Metropolitan News-Enterprise

 

Monday, January 5, 2004

 

Page 1

 

Deadline for Applying to Visa Lottery Program Not Subject to Equitable Tolling, Ninth Circuit Rules

 

By a MetNews Staff Writer

 

The one-year deadline for an immigrant to file an application for the 1997 Diversity Immigration Visa Lottery Program cannot be extended by invoking the doctrine of equitable tolling, the Ninth U.S. Circuit Court of Appeals has ruled.

Writing for a three-judge panel, Judge Robert R. Beezer Wednesday rejected the argument by Guatemalan citizen Gloria Maribel Carrillo-Gonzalez—who had been selected under the lottery program—that her failure to complete the application process should be excused because it resulted from fraud committed by a notary.

An immigration judge properly rejected that claim, Beezer said, since the doctrine of equitable tolling has no application to a congressionally-mandated immigration program deadline.

“An IJ may not invoke equitable powers to override Congress’s explicit public policy determinations, reflected in the statutory framework for conferring citizenship,” Beezer declared.

Beezer cited INS v. Pangilinan, 486 U.S. 875, a case in which the Supreme Court held that courts lacked equitable power to confer citizenship on Filipino nationals who served with the United States Armed Forces during World War II under a special immigration statute that had expired.

“The Supreme Court states in Pangilinan that ‘[t]he power to make someone a citizen of the United States has not been conferred upon the federal courts, like mandamus or injunction, as one of their generally applicable equitable powers,’” Beezer commented.

Carrillo-Gonzalez entered the United States illegally in 1991 and sought asylum.
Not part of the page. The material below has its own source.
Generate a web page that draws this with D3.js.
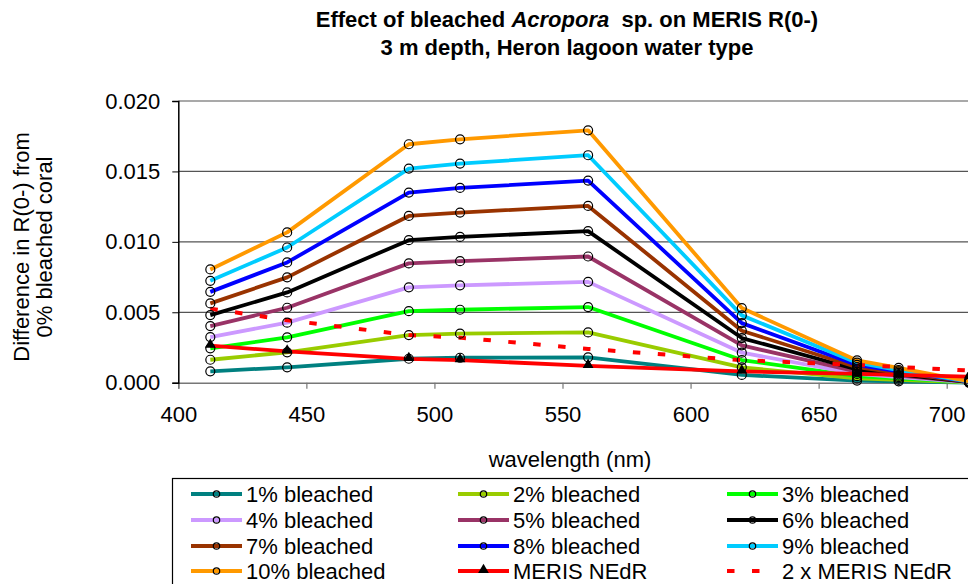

When she was selected under the lottery program she withdrew her asylum request and asked for an adjustment of status based on her lottery number.

Beezer noted that Carrillo-Gonzalez’s claim that fraud by a notary caused her to miss the opportunity to obtain a visa under the lottery program lacked support in the record.

“Carrillo-Gonzalez forwards this claim solely through the argument of her counsel, which does not constitute evidence,” the judge explained. “Even if Carrillo-Gonzalez’s allegations about being defrauded were true, because she was unable to present a visa to the immigration court, the IJ had no authority—to grant an adjustment of status. The IJ was required to comply strictly with the statute’s unambiguous terms.”

Beezer said two cases cited by Los Angeles sole practitioner Howard Johnson, who represented Carrillo-Gonzalez, were “factually inapposite.”

While Beezer conceded that in both Lopez v. INS, 184 F.3d 1097 (9th Cir. 1999), and Varela v. INS, 204 F.3d 1237 (9th Cir. 2000), courts invoked equity to excuse errors by non-attorney representatives in immigration cases, the judge pointed out that those cases involved the waiver of page limits and deadlines in motions to reopen before the Board of Immigration Appeals.

He wrote:

“The use of equity in each case simply allows further consideration before the BIA. It does not infringe upon Congress’s power to determine how and when an applicant may become a citizen of the United States. Neither case provides controlling legal authority for Carrillo-Gonzalez’s assertion that the IJ should have equitably tolled the DV Lottery Program’s clear, statutory deadline. Carrillo-Gonzalez was not entitled to a diversity visa after her eligibility for such a visa had expired.”

The case is Carrillo-Gonzalez v. INS, 02-71997.